Further, Mudaraba is venture capital funding of an entrepreneur who provides labor while financing is provided by the bank so that both profit and risk are shared. Such participatory arrangements between capital and labour reflect the Islamic view that the borrower must not bear all the risk/cost of a failure, resulting in a balanced distribution of income and not allowing the lender to monopolize the economy.

Islamic banking is restricted to Islamically acceptable transactions, which exclude those involving alcohol, pork, gambling, etc. The aim of this is to engage in only ethical investing, and moral purchasing. Islamic Banking and Finance Database provides more information on the subject.

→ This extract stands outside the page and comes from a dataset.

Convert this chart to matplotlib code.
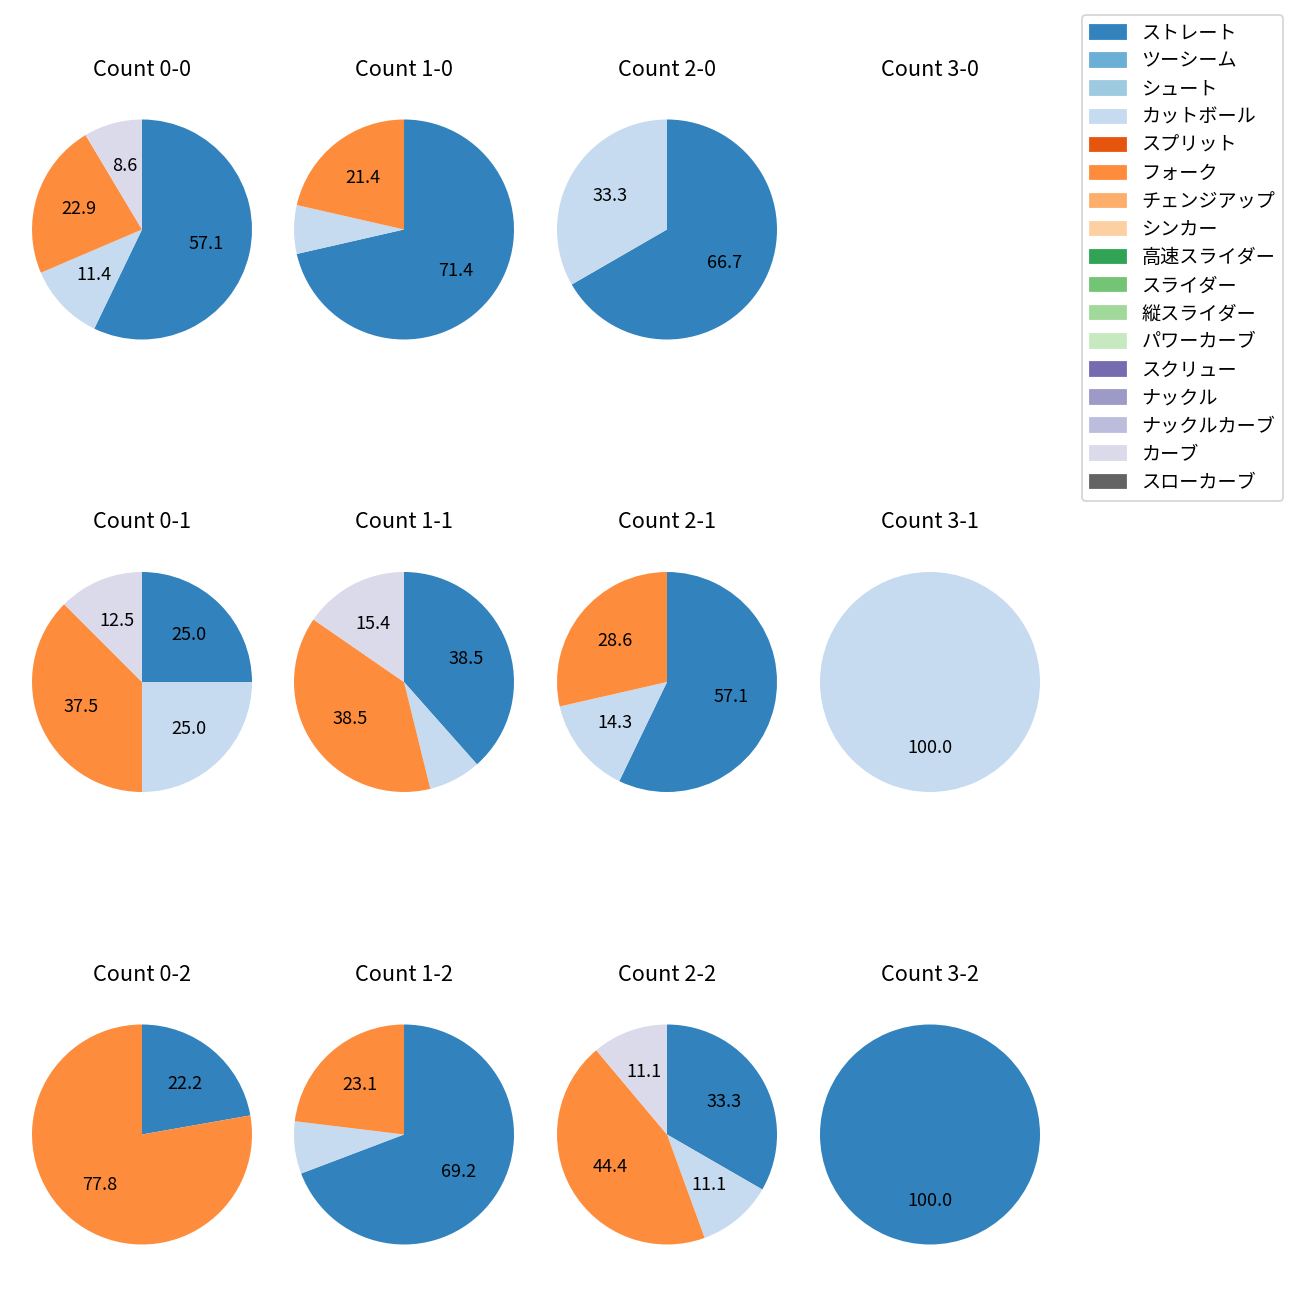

In theory, Islamic banking is an example of full-reserve banking, with banks achieving a 100% reserve ratio. However, in practice, this is not the case, and no examples of 100 per cent reserve banking are observed.

Largest Islamic banks

Shariah-compliant assets reached about $400 billion throughout the world in 2009, according to Standard & Poor’s Ratings Services, and the potential market is $4 trillion. Iran, Saudi Arabia and Malaysia have the biggest sharia-compliant assets. In 2009 Iranian banks accounted for about 40 percent of total assets of the world’s top 100 Islamic banks. Bank Melli Iran, with assets of $45.5 billion came first, followed by Saudi Arabia’s Al Rajhi Bank, Bank Mellat with $39.7 billion and Bank Saderat Iran with $39.3 billion. Iran holds the world’s largest level of Islamic finance assets valued at $235.3bn which is more than double the next country in the ranking with $92bn. Six out of ten top Islamic banks in the world are Iranian. In November 2010, The Banker published its latest authoritative list of the Top 500 Islamic Finance Institutions with Iran topping the list. Seven out of ten top Islamic banks in the world are Iranian according to the list.